If that doesn’t freak you out enough, the next morning at checkout they were asking the guy for recommendations and cool stories about the area and he went on to tell them that the motel is apparently haunted. On checking a travel guide later that day, they confirmed their supernatural speculations with tons of reviews that mirrored their experience. Thanks Amy, that’s one we won’t be checking in to...

All in all, Amy’s laid back approach to travelling has served her well so far and she can successfully tick the Deep South off her bucket list. For the times where things haven’t panned out according to plan however, this chilled out traveller always looks on the bright side.

“There have definitely been experiences where maybe it would have been better to plan in advance but it always works out for the best,” she says, and then like a true writer she adds, “but anyway, that’s where the best stories come from!”

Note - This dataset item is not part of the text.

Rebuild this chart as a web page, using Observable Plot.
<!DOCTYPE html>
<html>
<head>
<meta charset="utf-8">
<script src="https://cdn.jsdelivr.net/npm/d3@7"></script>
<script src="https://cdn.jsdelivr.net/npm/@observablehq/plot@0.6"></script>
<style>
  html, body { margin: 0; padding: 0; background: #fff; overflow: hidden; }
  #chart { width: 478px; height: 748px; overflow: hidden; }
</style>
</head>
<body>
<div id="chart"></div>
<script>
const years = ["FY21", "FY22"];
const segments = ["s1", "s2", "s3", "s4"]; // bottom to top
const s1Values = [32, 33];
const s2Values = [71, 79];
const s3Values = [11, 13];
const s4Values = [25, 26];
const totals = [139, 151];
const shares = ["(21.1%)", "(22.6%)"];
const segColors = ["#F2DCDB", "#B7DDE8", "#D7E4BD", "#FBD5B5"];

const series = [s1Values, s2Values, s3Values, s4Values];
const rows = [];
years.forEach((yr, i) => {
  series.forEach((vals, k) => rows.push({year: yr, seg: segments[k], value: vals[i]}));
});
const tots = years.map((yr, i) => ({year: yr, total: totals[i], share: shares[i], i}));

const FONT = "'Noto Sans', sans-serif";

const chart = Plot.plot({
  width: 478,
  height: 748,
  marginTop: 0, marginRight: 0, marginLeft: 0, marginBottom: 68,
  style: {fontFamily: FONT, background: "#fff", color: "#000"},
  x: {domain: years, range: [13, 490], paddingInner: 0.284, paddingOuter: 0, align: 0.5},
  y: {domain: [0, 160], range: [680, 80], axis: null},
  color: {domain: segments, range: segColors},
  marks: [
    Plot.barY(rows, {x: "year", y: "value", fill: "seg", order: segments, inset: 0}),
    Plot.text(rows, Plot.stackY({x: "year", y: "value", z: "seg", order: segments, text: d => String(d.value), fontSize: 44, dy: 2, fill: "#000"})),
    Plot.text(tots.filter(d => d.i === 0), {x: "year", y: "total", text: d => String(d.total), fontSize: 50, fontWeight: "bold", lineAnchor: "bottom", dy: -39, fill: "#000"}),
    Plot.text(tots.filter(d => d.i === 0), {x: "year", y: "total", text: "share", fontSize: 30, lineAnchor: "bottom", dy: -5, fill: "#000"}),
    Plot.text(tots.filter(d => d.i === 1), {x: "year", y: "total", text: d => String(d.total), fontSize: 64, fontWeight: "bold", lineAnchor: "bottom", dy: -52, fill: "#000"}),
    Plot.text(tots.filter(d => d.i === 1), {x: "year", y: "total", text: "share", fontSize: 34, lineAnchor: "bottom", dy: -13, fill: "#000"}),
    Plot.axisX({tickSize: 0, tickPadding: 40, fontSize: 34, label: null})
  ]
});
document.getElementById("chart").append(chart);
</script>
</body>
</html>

Top four road-trip destinations in the deep south


Nashville for SURE! It’s a really cool city. You wouldn’t guess it, but it’s hipster-ville. Of course there’s the country music and Broadway, the main street for all the bootscootin’ bars, and that’s fun, but once you’re outside the main strip it’s so cool. Great bars, great coffee and everything you wouldn’t expect from a Deep South city.

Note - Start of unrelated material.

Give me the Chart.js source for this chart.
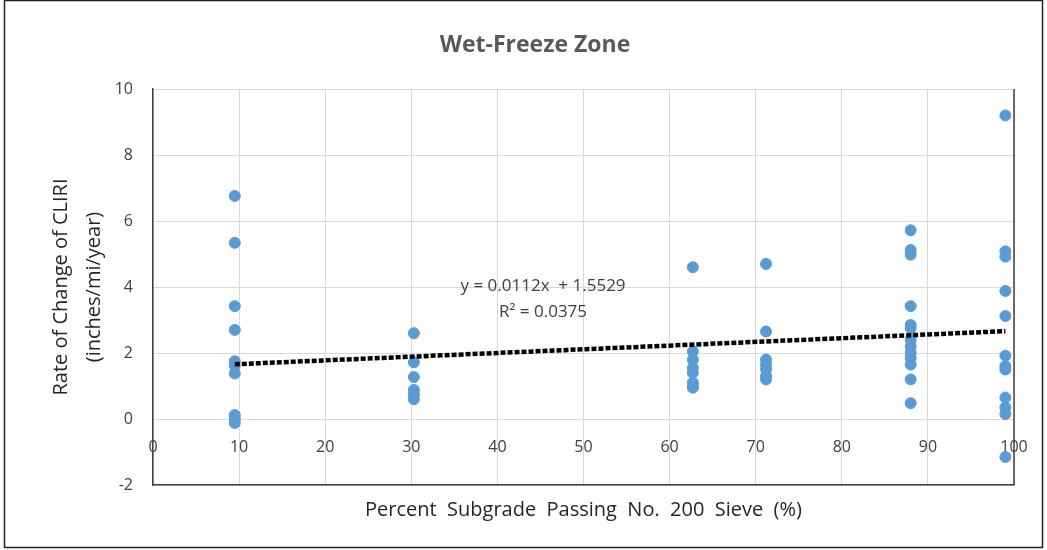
<!DOCTYPE html>
<html lang="en">
<head>
<meta charset="UTF-8">
<title>Wet-Freeze Zone</title>
<script src="https://cdn.jsdelivr.net/npm/chart.js"></script>
<style>
    html, body { margin: 0; padding: 0; background: #fff; }
    .wrap { position: relative; width: 1047px; height: 550px; }
</style>
</head>
<body>
<div class="wrap"><canvas id="scatter" width="1047" height="550"></canvas></div>
<script>
// sieve passing (%) of each test section group
const sieveCols = [9.5, 30.3, 62.7, 71.2, 88.0, 99.0];
// rate of change of CLIRI per group (inches/mi/year)
const rates95 = [6.76, 5.34, 3.42, 2.70, 1.75, 1.62, 1.38, 0.12, 0.0, -0.12];
const rates303 = [2.6, 1.72, 1.27, 0.88, 0.75, 0.6];
const rates627 = [4.6, 2.05, 1.8, 1.55, 1.4, 1.1, 1.0, 0.95];
const rates712 = [4.7, 2.65, 1.8, 1.65, 1.5, 1.3, 1.2];
const rates880 = [5.72, 5.12, 4.98, 3.42, 2.85, 2.75, 2.4, 2.2, 2.0, 1.85, 1.65, 1.2, 0.48];
const rates990 = [9.2, 5.08, 4.92, 3.88, 3.12, 1.92, 1.6, 1.5, 0.65, 0.35, 0.15, -1.15];
const rateGroups = [rates95, rates303, rates627, rates712, rates880, rates990];

const xTicks = [0, 10, 20, 30, 40, 50, 60, 70, 80, 90, 100];
const yTicks = [-2, 0, 2, 4, 6, 8, 10];

const trendSlope = 0.0112;
const trendIntercept = 1.5529;
const trendText = ['y = 0.0112x  + 1.5529', 'R\u00b2 = 0.0375'];
const chartTitle = 'Wet-Freeze Zone';

const points = [];
rateGroups.forEach((g, i) => g.forEach(v => points.push({ x: sieveCols[i], y: v })));
const xLo = Math.min(...sieveCols), xHi = Math.max(...sieveCols);
const trendPts = [
    { x: xLo, y: trendSlope * xLo + trendIntercept },
    { x: xHi, y: trendSlope * xHi + trendIntercept }
];

const fontFam = "'Open Sans', 'Noto Sans', sans-serif";

// frame, title, right edge of plot and the equation label
const extrasPlugin = {
    id: 'extras',
    afterDraw(chart) {
        const { ctx, chartArea: a, scales: { x, y } } = chart;
        ctx.save();
        ctx.strokeStyle = '#404040';
        ctx.lineWidth = 1.5;
        ctx.beginPath();
        ctx.moveTo(a.right, a.top);
        ctx.lineTo(a.right, a.bottom);
        ctx.stroke();
        ctx.strokeStyle = '#222';
        ctx.strokeRect(4.5, 0.5, 1038, 547);

        ctx.textAlign = 'center';
        ctx.textBaseline = 'middle';
        ctx.fillStyle = '#595959';
        ctx.font = 'bold 23px ' + fontFam;
        ctx.fillText(chartTitle, 535, 45);

        ctx.fillStyle = '#404040';
        ctx.font = '17px ' + fontFam;
        ctx.fillText(trendText[0], x.getPixelForValue(45.3), y.getPixelForValue(4.02));
        ctx.fillText(trendText[1], x.getPixelForValue(45.3), y.getPixelForValue(3.24));
        ctx.restore();
    }
};

new Chart(document.getElementById('scatter'), {
    type: 'scatter',
    data: {
        datasets: [
            {
                data: points,
                backgroundColor: '#5B9BD5',
                borderColor: '#5B9BD5',
                pointRadius: 5.5,
                pointHoverRadius: 6,
                order: 2
            },
            {
                type: 'line',
                data: trendPts,
                borderColor: '#000',
                borderWidth: 4.5,
                borderDash: [5, 2],
                pointRadius: 0,
                fill: false,
                order: 1
            }
        ]
    },
    options: {
        responsive: false,
        animation: false,
        devicePixelRatio: 1,
        layout: { padding: { top: 89, left: 0, right: 33, bottom: 0 } },
        plugins: {
            legend: { display: false },
            tooltip: { enabled: false },
            title: { display: false }
        },
        scales: {
            x: {
                type: 'linear',
                min: 0, max: 100,
                afterBuildTicks: s => { s.ticks = xTicks.map(v => ({ value: v })); },
                afterFit: s => { s.height = 65; },
                ticks: { display: false },
                grid: { color: '#d9d9d9', drawTicks: false },
                border: { color: '#404040', width: 1.5 },
                title: {
                    display: true,
                    text: 'Percent  Subgrade  Passing  No.  200  Sieve  (%)',
                    color: '#262626',
                    font: { family: fontFam, size: 20 },
                    padding: { top: 0, bottom: 28 }
                }
            },
            x2: {
                type: 'linear',
                position: { y: 0 },
                axis: 'x',
                min: 0, max: 100,
                afterBuildTicks: s => { s.ticks = xTicks.map(v => ({ value: v })); },
                grid: { display: false, drawTicks: false },
                border: { display: false },
                ticks: {
                    color: '#404040',
                    font: { family: fontFam, size: 16 },
                    padding: 19,
                    maxRotation: 0
                }
            },
            y: {
                type: 'linear',
                min: -2, max: 10,
                afterBuildTicks: s => { s.ticks = yTicks.map(v => ({ value: v })); },
                afterFit: s => { s.width = 153; },
                grid: { color: '#d9d9d9', drawTicks: false },
                border: { color: '#404040', width: 1.5 },
                ticks: {
                    color: '#404040',
                    font: { family: fontFam, size: 16 },
                    padding: 20
                },
                title: {
                    display: true,
                    text: ['Rate of Change of CLIRI', '(inches/mi/year)'],
                    color: '#262626',
                    font: { family: fontFam, size: 20, lineHeight: 1.65 },
                    padding: { top: 45, bottom: 0 }
                }
            }
        }
    },
    plugins: [extrasPlugin]
});
</script>
</body>
</html>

Please visit both Santa's Pub & Layla's Bluegrass Inn. Santa’s Pub is karaoke and beer in a roadside trailer in the burbs of and Layla's is all about authentic country music on Broadway.


We really loved Littlerock in Arkansas - totally underrated and kind of like Newcastle in that it’s a city but a town. Just the most beautiful, big, old colonial houses and really nice little organic deli’s. It’s the kind of place that flies under the radar. It's completely unexpected and non-touristy.


Graceland (Elvis’ house) in Memphis, Tennessee is a serious must, despite how touristy it is. 

 New Orleans  

cemetery in new orleans.JPG

New Orleans is definitely a must. Everyone needs to go once in their life. It’s the city of the blues and amazing live music and swamps and history - so much history! Of pirates, witches, vampires, voodoo magic plus some amazing cemeteries. I’d definitely suggest doing a cemetery tour and also a Gator/Swamp tour.




When it comes to accommodation, don’t book in advance

When you show up at a motel, particularly roadside, and haven’t booked in advance, it’s always cheaper! They put the prices up online because they have to pay booking fees and taxes, but if you arrive after dark, their prices have already gone down a little and they are just trying to fill rooms.

Keep your options open

You never know if you’re going to like a place. You might find that you really don’t like a particular spot, you want to move on and you’ll wish you hadn’t booked five nights there. Another reason to wing it when it comes to accommodation!

Be savvy about your ride

When hiring a car, don’t trust the prices online, they are usually wrong and don’t be afraid to haggle. The lady at Dollar Rentals tried to sell us a GPS system for an extra $17 a day and we said no, because we could buy one at cheaper Walmart for the entire three weeks. Turns out it was already attached to the car anyway, she was just trying to charge us more.

If you’re just passing through for the night, don’t stay in the city

It’s always cheaper to stay in roadside motels just outside the city/town limits as opposed to being in town.